Всего этого очень много, конечно, и во всех других романах. Но в «Арсеньеве» все это существует по-иному и по-особому. Очевидно, потому, что города и веси, вещи и обличья, изображаемые Буниным в «Арсеньеве», отнюдь не случайности, попадающиеся на глаза его герою, но предметно и формально необходимые факторы всего повествования. При всей страстности и интуитивности бунинского письма, в «Арсеньеве» есть нечто почти исследовательское, есть какой-то свой, бунинским глазом за всю его жизнь собранный и на страницах «Арсеньева» прекрасно размещенный, краеведческий и этнографический музей, в котором каждая вещь поставлена и повернута так, что, раз увидев, ее никогда не забудешь.

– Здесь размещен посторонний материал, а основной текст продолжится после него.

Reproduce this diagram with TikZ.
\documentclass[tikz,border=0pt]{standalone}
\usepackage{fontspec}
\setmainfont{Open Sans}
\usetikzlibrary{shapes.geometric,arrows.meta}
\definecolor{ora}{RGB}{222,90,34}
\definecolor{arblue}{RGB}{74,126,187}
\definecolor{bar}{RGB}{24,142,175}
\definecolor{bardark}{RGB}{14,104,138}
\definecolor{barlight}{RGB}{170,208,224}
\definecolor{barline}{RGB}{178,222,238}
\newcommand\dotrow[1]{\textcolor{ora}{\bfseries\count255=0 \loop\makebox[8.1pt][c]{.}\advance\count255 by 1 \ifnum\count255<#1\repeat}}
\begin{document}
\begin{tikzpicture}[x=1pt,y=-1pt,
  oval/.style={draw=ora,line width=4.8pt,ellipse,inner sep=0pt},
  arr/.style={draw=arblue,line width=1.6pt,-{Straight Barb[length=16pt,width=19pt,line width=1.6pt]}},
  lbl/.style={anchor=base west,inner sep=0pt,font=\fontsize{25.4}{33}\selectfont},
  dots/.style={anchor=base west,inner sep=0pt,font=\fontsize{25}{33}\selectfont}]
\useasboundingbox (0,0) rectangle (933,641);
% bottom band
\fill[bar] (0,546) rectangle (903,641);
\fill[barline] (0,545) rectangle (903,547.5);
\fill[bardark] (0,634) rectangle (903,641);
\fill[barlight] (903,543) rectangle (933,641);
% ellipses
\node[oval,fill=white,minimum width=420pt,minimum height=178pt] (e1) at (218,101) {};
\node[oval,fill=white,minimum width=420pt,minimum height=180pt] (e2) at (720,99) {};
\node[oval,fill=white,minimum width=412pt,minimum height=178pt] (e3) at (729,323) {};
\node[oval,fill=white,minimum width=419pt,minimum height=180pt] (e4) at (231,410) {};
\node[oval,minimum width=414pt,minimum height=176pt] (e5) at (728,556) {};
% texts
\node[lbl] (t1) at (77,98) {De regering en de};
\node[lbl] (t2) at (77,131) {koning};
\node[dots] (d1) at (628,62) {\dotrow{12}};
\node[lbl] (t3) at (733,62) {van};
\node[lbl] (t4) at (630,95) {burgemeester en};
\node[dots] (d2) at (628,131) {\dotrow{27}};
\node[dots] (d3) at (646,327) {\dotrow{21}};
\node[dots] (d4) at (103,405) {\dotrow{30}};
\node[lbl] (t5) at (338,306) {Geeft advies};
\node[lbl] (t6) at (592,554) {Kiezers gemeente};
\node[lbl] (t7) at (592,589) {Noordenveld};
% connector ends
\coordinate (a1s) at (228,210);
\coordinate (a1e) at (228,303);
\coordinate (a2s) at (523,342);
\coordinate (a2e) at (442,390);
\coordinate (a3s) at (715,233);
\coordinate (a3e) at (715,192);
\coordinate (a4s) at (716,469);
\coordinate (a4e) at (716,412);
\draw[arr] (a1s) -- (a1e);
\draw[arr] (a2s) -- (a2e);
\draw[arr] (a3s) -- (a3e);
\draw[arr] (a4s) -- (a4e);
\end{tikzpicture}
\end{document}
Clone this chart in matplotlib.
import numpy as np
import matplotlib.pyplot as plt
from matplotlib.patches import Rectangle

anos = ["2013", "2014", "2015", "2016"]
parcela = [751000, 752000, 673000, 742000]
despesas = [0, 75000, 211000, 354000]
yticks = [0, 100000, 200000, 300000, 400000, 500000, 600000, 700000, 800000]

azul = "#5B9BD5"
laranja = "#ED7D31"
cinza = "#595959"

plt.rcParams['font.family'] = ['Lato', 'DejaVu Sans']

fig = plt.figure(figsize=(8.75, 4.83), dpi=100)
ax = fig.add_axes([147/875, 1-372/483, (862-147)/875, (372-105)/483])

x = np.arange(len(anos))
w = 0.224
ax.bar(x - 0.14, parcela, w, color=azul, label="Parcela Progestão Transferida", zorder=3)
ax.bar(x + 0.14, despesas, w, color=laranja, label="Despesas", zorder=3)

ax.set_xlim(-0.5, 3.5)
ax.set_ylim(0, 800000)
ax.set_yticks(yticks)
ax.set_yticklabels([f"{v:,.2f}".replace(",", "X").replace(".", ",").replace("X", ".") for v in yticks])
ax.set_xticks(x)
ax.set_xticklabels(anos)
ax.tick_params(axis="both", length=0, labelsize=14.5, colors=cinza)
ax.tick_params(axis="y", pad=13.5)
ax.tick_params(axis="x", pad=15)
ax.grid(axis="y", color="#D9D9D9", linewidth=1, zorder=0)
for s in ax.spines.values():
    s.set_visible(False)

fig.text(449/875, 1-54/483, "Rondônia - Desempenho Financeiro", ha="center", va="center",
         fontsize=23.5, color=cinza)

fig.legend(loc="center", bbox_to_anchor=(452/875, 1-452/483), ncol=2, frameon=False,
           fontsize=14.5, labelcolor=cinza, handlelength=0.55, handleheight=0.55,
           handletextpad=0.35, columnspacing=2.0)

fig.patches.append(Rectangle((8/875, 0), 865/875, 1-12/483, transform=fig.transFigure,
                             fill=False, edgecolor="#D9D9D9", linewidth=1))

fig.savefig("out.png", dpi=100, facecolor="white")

Этот элемент художественного познания представляется мне особенно важным и ценным в бунинском изобразительстве. Без него «Арсеньев» не мог бы превратиться в ту симфоническую картину России, которую он собой представляет.
Осуществление этой картины оказалось Бунину под силу исключительно благодаря тому мастерству, с которым он владеет главным даром художника: умением выбора между необходимым и, пусть столь же прекрасным, по излишним. Гетевское слово о самоограничении как о высшем мастерстве художника ни к кому из русских писателей не применимо с такой безоговорочностью, как к Бунину.

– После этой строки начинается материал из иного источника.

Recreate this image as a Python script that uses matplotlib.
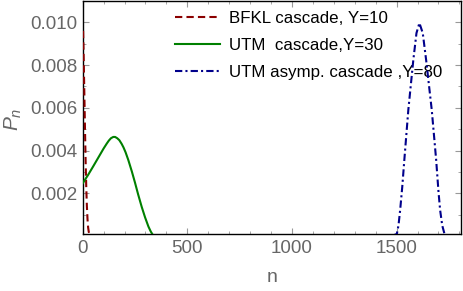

О Смоленске и Витебске — одна страница; но на ней, благодаря выбору образов, запад России дан с исчерпывающей полнотой. Мерзлый кабан, местечковые евреи, желтый костел и железный рыцарь в нем. Так же дана и весенняя Москва: вначале как бы случайно слово о «восточном излишестве» торговли, а в заключение подробное описание картины в трактире Егорова, изображающей китайцев, пьющих чай. Как будто бы пустяк, а между тем Москва этим пустяком сразу зрительно сдвинута на восток.